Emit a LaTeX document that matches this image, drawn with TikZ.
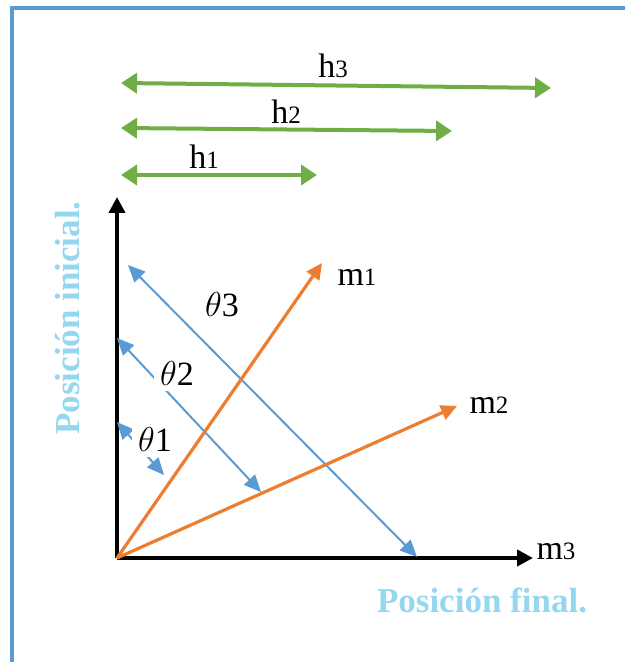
\documentclass[tikz,border=0pt]{standalone}
\usepackage{fontspec}
\setmainfont{Liberation Serif}
\usepackage{tikz}
\usepackage{xcolor}
\usetikzlibrary{positioning, arrows.meta, calc}
\definecolor{cFrame}  {HTML}{5B9BD5}
\definecolor{cDist}   {HTML}{70AD47}
\definecolor{cAngle}  {HTML}{5B9BD5}
\definecolor{cMove}   {HTML}{ED7D31}
\definecolor{cAxisTxt}{HTML}{95D7F0}
\newcommand{\smalldig}[1]{{\fontsize{12.5}{13}\selectfont #1}}

\begin{document}
\begin{tikzpicture}[x=0.5pt, y=-0.5pt,
    distArrow/.style={cDist, line width=2pt,
      {Triangle[length=8pt,width=10pt]}-{Triangle[length=8pt,width=10pt]}},
    angArrow/.style={cAngle, line width=1pt,
      {Triangle[length=8.5pt,width=7.5pt]}-{Triangle[length=8.5pt,width=7.5pt]}},
    moveArrow/.style={cMove, line width=1.6pt, -{Triangle[length=8pt,width=7.5pt]}},
    axisArrow/.style={black, line width=2pt, -{Triangle[length=8pt,width=8pt]}},
    lbl/.style={font=\fontsize{17}{17}\selectfont, inner sep=1pt},
    axisLbl/.style={font=\fontsize{17.5}{18}\selectfont\bfseries, text=cAxisTxt, inner sep=0pt},
  ]
  \useasboundingbox (0,0) rectangle (625,662);
  \draw[cFrame, line width=2pt] (11.5,662) -- (11.5,8.5) -- (625,8.5);

  % distances
  \coordinate (h3L) at (121,83);  \coordinate (h3R) at (551,88);
  \coordinate (h2L) at (121,128); \coordinate (h2R) at (452,131);
  \coordinate (h1L) at (121,175); \coordinate (h1R) at (317,175);
  \draw[distArrow] (h3L) -- (h3R);
  \draw[distArrow] (h2L) -- (h2R);
  \draw[distArrow] (h1L) -- (h1R);
  \node[lbl] (h3) at (333,66)  {h\smalldig{3}};
  \node[lbl] (h2) at (286,112) {h\smalldig{2}};
  \node[lbl] (h1) at (204,157) {h\smalldig{1}};

  % axes
  \coordinate (O) at (117,558);
  \coordinate (yTip) at (117,197);
  \coordinate (xTip) at (533,558);
  \draw[axisArrow] (O) -- (yTip);
  \draw[axisArrow] (O) -- (xTip);
  \node[lbl] (m3) at (556,551) {m\smalldig{3}};
  \node[axisLbl] (posFin) at (482,600) {Posición final.};
  \node[axisLbl, rotate=90] (posIni) at (68,318) {Posición inicial.};

  % angles
  \coordinate (t3A) at (128,265); \coordinate (t3B) at (417,557);
  \coordinate (t2A) at (117,338); \coordinate (t2B) at (261,492);
  \coordinate (t1A) at (117,422); \coordinate (t1B) at (164,475);
  \draw[angArrow] (t3A) -- (t3B);
  \draw[angArrow] (t2A) -- (t2B);
  \draw[angArrow] (t1A) -- (t1B);
  \node[lbl, fill=white, inner sep=3pt] (th2) at (177,373) {$\theta$2};
  \node[lbl, fill=white, inner sep=3pt] (th1) at (155,439) {$\theta$1};
  \node[lbl] (th3) at (222,305) {$\theta$3};

  % moves
  \coordinate (m1Tip) at (322,263);
  \coordinate (m2Tip) at (457,406);
  \draw[moveArrow] (O) -- (m1Tip);
  \draw[moveArrow] (O) -- (m2Tip);
  \node[lbl] (m1) at (357,277) {m\smalldig{1}};
  \node[lbl] (m2) at (489,405) {m\smalldig{2}};
\end{tikzpicture}
\end{document}
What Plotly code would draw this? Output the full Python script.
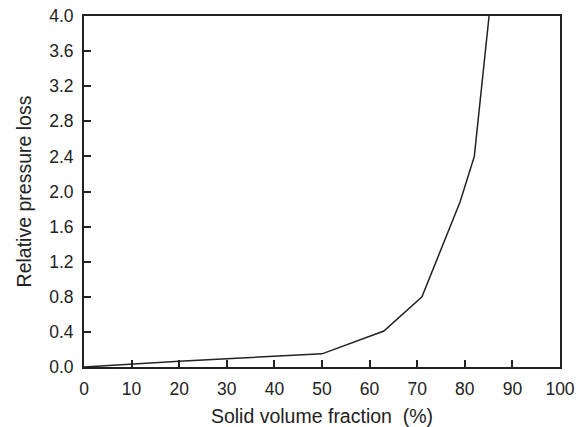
import plotly.graph_objects as go

solid_fraction = [0, 10, 20, 30, 40, 50, 63, 71, 79, 82, 85.1]
pressure_loss = [0.0, 0.035, 0.065, 0.095, 0.125, 0.15, 0.41, 0.80, 1.88, 2.40, 4.0]

x_ticks = [0, 10, 20, 30, 40, 50, 60, 70, 80, 90, 100]
y_ticks = [0.0, 0.4, 0.8, 1.2, 1.6, 2.0, 2.4, 2.8, 3.2, 3.6, 4.0]
y_tick_text = [f"{v:.1f}" for v in y_ticks]

ink = "#222222"
family = "Liberation Sans, Arial, sans-serif"
tick_font = dict(family=family, size=17.5, color=ink)
title_font = dict(family=family, size=19.5, color=ink)

fig = go.Figure()
fig.add_trace(go.Scatter(
    x=solid_fraction, y=pressure_loss, mode="lines",
    line=dict(color=ink, width=1.5), showlegend=False, cliponaxis=True,
))

fig.update_layout(
    width=582, height=427,
    margin=dict(l=84, r=22, t=16, b=60, autoexpand=False),
    paper_bgcolor="white", plot_bgcolor="white",
    font=tick_font,
)
fig.update_xaxes(
    range=[0, 100], tickvals=x_ticks, ticks="inside", ticklen=7, tickwidth=1.5,
    tickcolor=ink, showline=True, linewidth=2, linecolor=ink, mirror=True,
    showgrid=False, zeroline=False, tickfont=tick_font, automargin=False,
    ticklabelstandoff=5, ticklabeloverflow="allow",
    title=dict(text="Solid volume fraction  (%)", font=title_font, standoff=21),
)
fig.update_yaxes(
    range=[0, 4.0], tickvals=y_ticks, ticktext=y_tick_text, ticks="inside",
    ticklen=7, tickwidth=1.5, tickcolor=ink, showline=True, linewidth=2,
    linecolor=ink, mirror=True, showgrid=False, zeroline=False, tickfont=tick_font,
    automargin=False, ticklabelstandoff=5, ticklabeloverflow="allow",
    title=dict(text="Relative pressure loss", font=title_font, standoff=12),
)

# remove the browser's default 8px body margin so the figure fills the window
fig.write_html("out.html", config={"displayModeBar": False},
               post_script="document.body.style.margin='0';")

------------------------------

What the exercise asks:
Reproduce all of the data exactly; the pictures do not belong in the copy.

Worked answer:
Emit a LaTeX document that matches this image, drawn with TikZ.
\documentclass[tikz,border=0pt]{standalone}
\usepackage{fontspec}
\setmainfont{Liberation Serif}
\usepackage{tikz}
\usepackage{xcolor}
\usetikzlibrary{positioning, arrows.meta, calc}
\definecolor{cFrame}  {HTML}{5B9BD5}
\definecolor{cDist}   {HTML}{70AD47}
\definecolor{cAngle}  {HTML}{5B9BD5}
\definecolor{cMove}   {HTML}{ED7D31}
\definecolor{cAxisTxt}{HTML}{95D7F0}
\newcommand{\smalldig}[1]{{\fontsize{12.5}{13}\selectfont #1}}

\begin{document}
\begin{tikzpicture}[x=0.5pt, y=-0.5pt,
    distArrow/.style={cDist, line width=2pt,
      {Triangle[length=8pt,width=10pt]}-{Triangle[length=8pt,width=10pt]}},
    angArrow/.style={cAngle, line width=1pt,
      {Triangle[length=8.5pt,width=7.5pt]}-{Triangle[length=8.5pt,width=7.5pt]}},
    moveArrow/.style={cMove, line width=1.6pt, -{Triangle[length=8pt,width=7.5pt]}},
    axisArrow/.style={black, line width=2pt, -{Triangle[length=8pt,width=8pt]}},
    lbl/.style={font=\fontsize{17}{17}\selectfont, inner sep=1pt},
    axisLbl/.style={font=\fontsize{17.5}{18}\selectfont\bfseries, text=cAxisTxt, inner sep=0pt},
  ]
  \useasboundingbox (0,0) rectangle (625,662);
  \draw[cFrame, line width=2pt] (11.5,662) -- (11.5,8.5) -- (625,8.5);

  % distances
  \coordinate (h3L) at (121,83);  \coordinate (h3R) at (551,88);
  \coordinate (h2L) at (121,128); \coordinate (h2R) at (452,131);
  \coordinate (h1L) at (121,175); \coordinate (h1R) at (317,175);
  \draw[distArrow] (h3L) -- (h3R);
  \draw[distArrow] (h2L) -- (h2R);
  \draw[distArrow] (h1L) -- (h1R);
  \node[lbl] (h3) at (333,66)  {h\smalldig{3}};
  \node[lbl] (h2) at (286,112) {h\smalldig{2}};
  \node[lbl] (h1) at (204,157) {h\smalldig{1}};

  % axes
  \coordinate (O) at (117,558);
  \coordinate (yTip) at (117,197);
  \coordinate (xTip) at (533,558);
  \draw[axisArrow] (O) -- (yTip);
  \draw[axisArrow] (O) -- (xTip);
  \node[lbl] (m3) at (556,551) {m\smalldig{3}};
  \node[axisLbl] (posFin) at (482,600) {Posición final.};
  \node[axisLbl, rotate=90] (posIni) at (68,318) {Posición inicial.};

  % angles
  \coordinate (t3A) at (128,265); \coordinate (t3B) at (417,557);
  \coordinate (t2A) at (117,338); \coordinate (t2B) at (261,492);
  \coordinate (t1A) at (117,422); \coordinate (t1B) at (164,475);
  \draw[angArrow] (t3A) -- (t3B);
  \draw[angArrow] (t2A) -- (t2B);
  \draw[angArrow] (t1A) -- (t1B);
  \node[lbl, fill=white, inner sep=3pt] (th2) at (177,373) {$\theta$2};
  \node[lbl, fill=white, inner sep=3pt] (th1) at (155,439) {$\theta$1};
  \node[lbl] (th3) at (222,305) {$\theta$3};

  % moves
  \coordinate (m1Tip) at (322,263);
  \coordinate (m2Tip) at (457,406);
  \draw[moveArrow] (O) -- (m1Tip);
  \draw[moveArrow] (O) -- (m2Tip);
  \node[lbl] (m1) at (357,277) {m\smalldig{1}};
  \node[lbl] (m2) at (489,405) {m\smalldig{2}};
\end{tikzpicture}
\end{document}
What Plotly code would draw this? Output the full Python script.
import plotly.graph_objects as go

solid_fraction = [0, 10, 20, 30, 40, 50, 63, 71, 79, 82, 85.1]
pressure_loss = [0.0, 0.035, 0.065, 0.095, 0.125, 0.15, 0.41, 0.80, 1.88, 2.40, 4.0]

x_ticks = [0, 10, 20, 30, 40, 50, 60, 70, 80, 90, 100]
y_ticks = [0.0, 0.4, 0.8, 1.2, 1.6, 2.0, 2.4, 2.8, 3.2, 3.6, 4.0]
y_tick_text = [f"{v:.1f}" for v in y_ticks]

ink = "#222222"
family = "Liberation Sans, Arial, sans-serif"
tick_font = dict(family=family, size=17.5, color=ink)
title_font = dict(family=family, size=19.5, color=ink)

fig = go.Figure()
fig.add_trace(go.Scatter(
    x=solid_fraction, y=pressure_loss, mode="lines",
    line=dict(color=ink, width=1.5), showlegend=False, cliponaxis=True,
))

fig.update_layout(
    width=582, height=427,
    margin=dict(l=84, r=22, t=16, b=60, autoexpand=False),
    paper_bgcolor="white", plot_bgcolor="white",
    font=tick_font,
)
fig.update_xaxes(
    range=[0, 100], tickvals=x_ticks, ticks="inside", ticklen=7, tickwidth=1.5,
    tickcolor=ink, showline=True, linewidth=2, linecolor=ink, mirror=True,
    showgrid=False, zeroline=False, tickfont=tick_font, automargin=False,
    ticklabelstandoff=5, ticklabeloverflow="allow",
    title=dict(text="Solid volume fraction  (%)", font=title_font, standoff=21),
)
fig.update_yaxes(
    range=[0, 4.0], tickvals=y_ticks, ticktext=y_tick_text, ticks="inside",
    ticklen=7, tickwidth=1.5, tickcolor=ink, showline=True, linewidth=2,
    linecolor=ink, mirror=True, showgrid=False, zeroline=False, tickfont=tick_font,
    automargin=False, ticklabelstandoff=5, ticklabeloverflow="allow",
    title=dict(text="Relative pressure loss", font=title_font, standoff=12),
)

# remove the browser's default 8px body margin so the figure fills the window
fig.write_html("out.html", config={"displayModeBar": False},
               post_script="document.body.style.margin='0';")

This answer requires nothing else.